Doa Ibu penuh harap. Saya terkagum-kagum. Mudah-mudahan saja doa Ibu dikabulkan. Saya memang tergolong sangat penakut dengan namanya suara letupan senjata. Pernah saya sekeluarga terpaksa tidur di lantai dapur beralas tikar pandan. Padahal suara letupan senjata tersebut jaraknya terlampau jauh dari rumah saya. Bisa kita katakan tidak akan mungkin sampai ke kampung saya.
Setelah suara letupan peluru telah mulai reda. Dan orang-orang mulai beraktivitas kembali. Walau tak banyak yang sudah pulang, karena saking takutnya. Saya melihat beberapa gerombolan orang-orang dengan memegang senjata pergi ke arah utara. Mungkin mereka baru saja baku tembak tadi. Senjata yang digunakan lumayan berkualitas. Semisal AK-47 atau sejenisnya. Saya hanya sepintas melihat mereka, dan kemudian mereka hilang jejak menuju arah entah-berantah.

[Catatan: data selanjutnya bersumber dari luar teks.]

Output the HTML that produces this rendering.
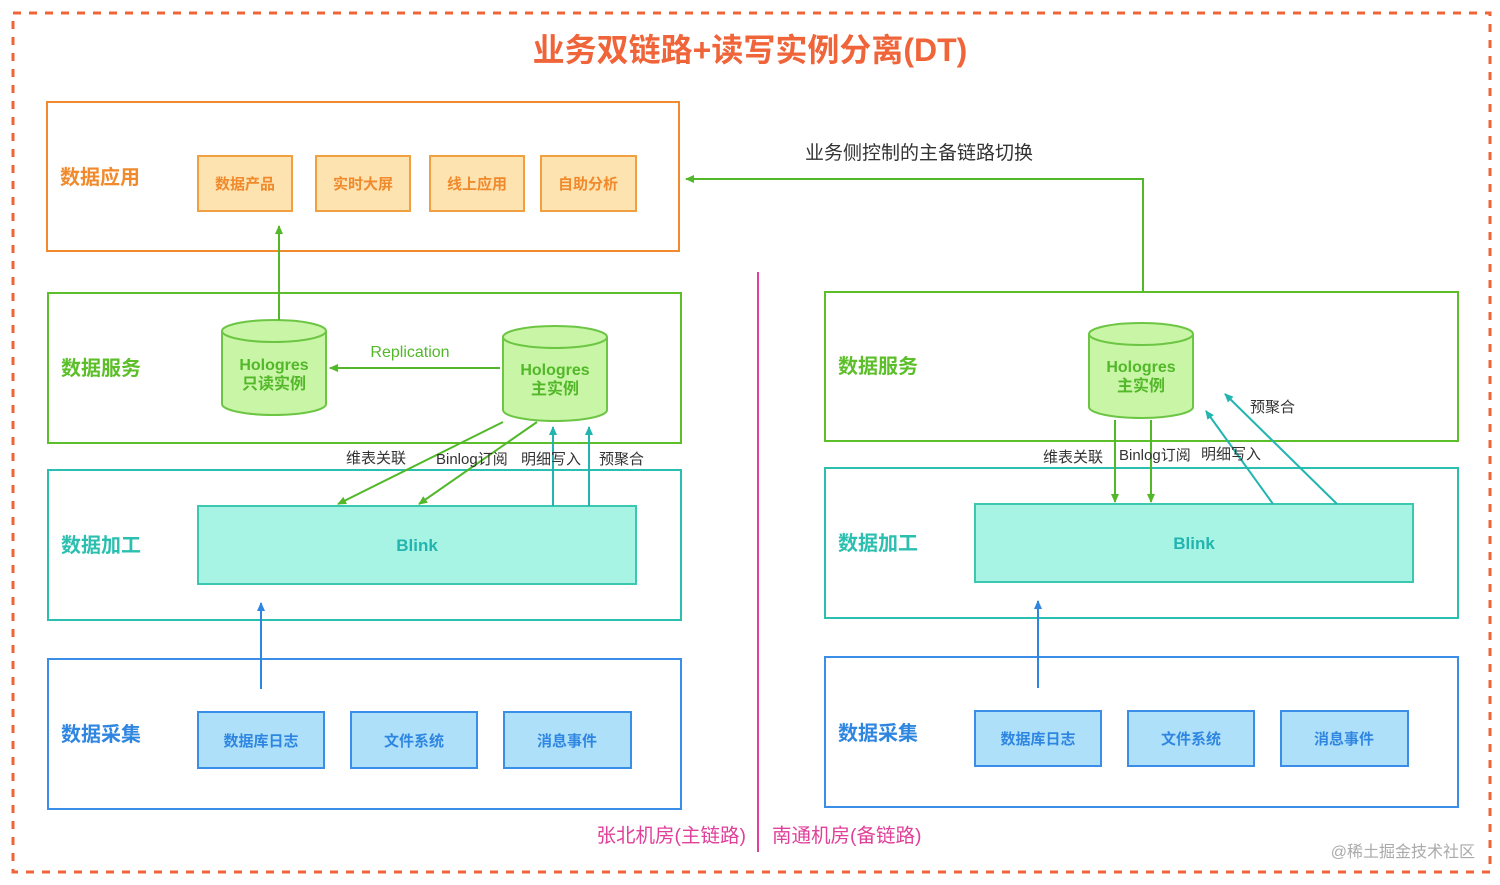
<!DOCTYPE html>
<html><head><meta charset="utf-8"><style>
html,body{margin:0;padding:0;background:#fff;}
svg{display:block;}
text{font-family:"Liberation Sans","Noto Sans CJK SC",sans-serif;}
.b{font-weight:bold;}
</style></head><body>
<svg width="1500" height="885" viewBox="0 0 1500 885" xmlns="http://www.w3.org/2000/svg">
<defs>
<marker id="ag" markerWidth="10" markerHeight="10" refX="8" refY="5" orient="auto" markerUnits="userSpaceOnUse"><path d="M0,1 L9,5 L0,9 z" fill="#52b82a"/></marker>
<marker id="at" markerWidth="10" markerHeight="10" refX="8" refY="5" orient="auto" markerUnits="userSpaceOnUse"><path d="M0,1 L9,5 L0,9 z" fill="#22b5b0"/></marker>
<marker id="ab" markerWidth="10" markerHeight="10" refX="8" refY="5" orient="auto" markerUnits="userSpaceOnUse"><path d="M0,1 L9,5 L0,9 z" fill="#2f86e0"/></marker>
</defs>
<rect x="13" y="13" width="1477" height="859" fill="none" stroke="#f0643a" stroke-width="3" stroke-dasharray="8,8"/>
<text x="750" y="61" text-anchor="middle" class="b" font-size="32" fill="#f0643a">业务双链路+读写实例分离(DT)</text>

<rect x="47" y="102" width="632" height="149" fill="none" stroke="#f08a2c" stroke-width="2"/>
<text x="60" y="184" class="b" font-size="20" fill="#f08a2c">数据应用</text>
<g fill="#fde3b0" stroke="#f0a040" stroke-width="2">
<rect x="198" y="156" width="94" height="55"/><rect x="316" y="156" width="94" height="55"/>
<rect x="430" y="156" width="94" height="55"/><rect x="541" y="156" width="95" height="55"/></g>
<g class="b" font-size="15" fill="#f08a2c" text-anchor="middle">
<text x="245" y="189">数据产品</text><text x="363" y="189">实时大屏</text><text x="477" y="189">线上应用</text><text x="588" y="189">自助分析</text></g>

<rect x="48" y="293" width="633" height="150" fill="none" stroke="#5cbf2a" stroke-width="2"/>
<text x="61" y="375" class="b" font-size="20" fill="#5cbf2a">数据服务</text>
<g fill="#c9f5a6" stroke="#6cc644" stroke-width="2">
<path d="M222,331 L222,404 A52,11 0 0 0 326,404 L326,331"/><ellipse cx="274" cy="331" rx="52" ry="11"/>
<path d="M503,337 L503,410 A52,11 0 0 0 607,410 L607,337"/><ellipse cx="555" cy="337" rx="52" ry="11"/></g>
<g class="b" font-size="16" fill="#52b82a" text-anchor="middle">
<text x="274" y="370">Hologres</text><text x="274" y="389">只读实例</text>
<text x="555" y="375">Hologres</text><text x="555" y="394">主实例</text></g>
<line x1="500" y1="368" x2="330" y2="368" stroke="#52b82a" stroke-width="2" marker-end="url(#ag)"/>
<text x="410" y="357" text-anchor="middle" font-size="16" fill="#52b82a">Replication</text>
<line x1="279" y1="320" x2="279" y2="226" stroke="#52b82a" stroke-width="2" marker-end="url(#ag)"/>

<rect x="48" y="470" width="633" height="150" fill="none" stroke="#2bbfb0" stroke-width="2"/>
<text x="61" y="552" class="b" font-size="20" fill="#2bbfb0">数据加工</text>
<rect x="198" y="506" width="438" height="78" fill="#a8f4e4" stroke="#3cc8b0" stroke-width="2"/>
<text x="417" y="551" text-anchor="middle" class="b" font-size="17" fill="#22b5b0">Blink</text>
<line x1="503" y1="422" x2="338" y2="504" stroke="#52b82a" stroke-width="2" marker-end="url(#ag)"/>
<line x1="537" y1="422" x2="419" y2="504" stroke="#52b82a" stroke-width="2" marker-end="url(#ag)"/>
<line x1="553" y1="506" x2="553" y2="427" stroke="#22b5b0" stroke-width="2" marker-end="url(#at)"/>
<line x1="589" y1="506" x2="589" y2="427" stroke="#22b5b0" stroke-width="2" marker-end="url(#at)"/>
<g font-size="15" fill="#333"><text x="346" y="463">维表关联</text><text x="436" y="464">Binlog订阅</text><text x="521" y="464">明细写入</text><text x="599" y="464">预聚合</text></g>

<rect x="48" y="659" width="633" height="150" fill="none" stroke="#3a8ee8" stroke-width="2"/>
<text x="61" y="741" class="b" font-size="20" fill="#2f86e0">数据采集</text>
<g fill="#aee0fa" stroke="#3a8ee8" stroke-width="2">
<rect x="198" y="712" width="126" height="56"/><rect x="351" y="712" width="126" height="56"/><rect x="504" y="712" width="127" height="56"/></g>
<g class="b" font-size="15" fill="#2f86e0" text-anchor="middle">
<text x="261" y="746">数据库日志</text><text x="414" y="746">文件系统</text><text x="567" y="746">消息事件</text></g>
<line x1="261" y1="689" x2="261" y2="603" stroke="#2f86e0" stroke-width="2" marker-end="url(#ab)"/>

<line x1="758" y1="272" x2="758" y2="852" stroke="#e0409a" stroke-width="2"/>
<text x="746" y="842" text-anchor="end" font-size="19.5" fill="#e0409a">张北机房(主链路)</text>
<text x="772" y="842" font-size="19.5" fill="#e0409a">南通机房(备链路)</text>
<text x="1475" y="857" text-anchor="end" font-size="16" fill="#aaa">@稀土掘金技术社区</text>

<polyline points="1143,292 1143,179 686,179" fill="none" stroke="#52b82a" stroke-width="2" marker-end="url(#ag)"/>
<text x="805" y="159" font-size="19" fill="#333">业务侧控制的主备链路切换</text>

<rect x="825" y="292" width="633" height="149" fill="none" stroke="#5cbf2a" stroke-width="2"/>
<text x="838" y="373" class="b" font-size="20" fill="#5cbf2a">数据服务</text>
<g fill="#c9f5a6" stroke="#6cc644" stroke-width="2">
<path d="M1089,334 L1089,407 A52,11 0 0 0 1193,407 L1193,334"/><ellipse cx="1141" cy="334" rx="52" ry="11"/></g>
<g class="b" font-size="16" fill="#52b82a" text-anchor="middle"><text x="1141" y="372">Hologres</text><text x="1141" y="391">主实例</text></g>
<text x="1250" y="412" font-size="15" fill="#333">预聚合</text>

<rect x="825" y="468" width="633" height="150" fill="none" stroke="#2bbfb0" stroke-width="2"/>
<text x="838" y="550" class="b" font-size="20" fill="#2bbfb0">数据加工</text>
<rect x="975" y="504" width="438" height="78" fill="#a8f4e4" stroke="#3cc8b0" stroke-width="2"/>
<text x="1194" y="549" text-anchor="middle" class="b" font-size="17" fill="#22b5b0">Blink</text>
<line x1="1115" y1="420" x2="1115" y2="502" stroke="#52b82a" stroke-width="2" marker-end="url(#ag)"/>
<line x1="1151" y1="420" x2="1151" y2="502" stroke="#52b82a" stroke-width="2" marker-end="url(#ag)"/>
<line x1="1273" y1="504" x2="1206" y2="411" stroke="#22b5b0" stroke-width="2" marker-end="url(#at)"/>
<line x1="1337" y1="504" x2="1225" y2="394" stroke="#22b5b0" stroke-width="2" marker-end="url(#at)"/>
<g font-size="15" fill="#333"><text x="1043" y="462">维表关联</text><text x="1119" y="460">Binlog订阅</text><text x="1201" y="459">明细写入</text></g>

<rect x="825" y="657" width="633" height="150" fill="none" stroke="#3a8ee8" stroke-width="2"/>
<text x="838" y="740" class="b" font-size="20" fill="#2f86e0">数据采集</text>
<g fill="#aee0fa" stroke="#3a8ee8" stroke-width="2">
<rect x="975" y="711" width="126" height="55"/><rect x="1128" y="711" width="126" height="55"/><rect x="1281" y="711" width="127" height="55"/></g>
<g class="b" font-size="15" fill="#2f86e0" text-anchor="middle">
<text x="1038" y="744">数据库日志</text><text x="1191" y="744">文件系统</text><text x="1344" y="744">消息事件</text></g>
<line x1="1038" y1="688" x2="1038" y2="601" stroke="#2f86e0" stroke-width="2" marker-end="url(#ab)"/>
</svg>
</body></html>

“Ayo kita pulang,” kata Ibu sambil menanam bijii kacang hijau yang terakhir di hari itu. Padahal masih banyak yang belum ditanami. Besok sore dilanjutkan lagi. Karena kalau paginya tidak bisa berhubung hari Jumat. Jadi segala aktivitas di sawah dihentikan sementara. Itu sudah menjadi perturan di desa kami.
***
Beberapa bulan berselang, panen perdana kacang hijau yang kami tanam telah siap untuk dipanen. Kacang hijau dapat dipanen sampai tiga kali bila kualitasnya masih bagus. Berbeda dengan kacang kedelai yang langsung dibabat habis batangnya ketika dipanen. Dan sesuai doa Ibu, panen kacang hijau kami begitu banyak. Sebanyak peluru yang keluar dari selonsong senjata ketika kontak senjata beberapa waktu yang lalu.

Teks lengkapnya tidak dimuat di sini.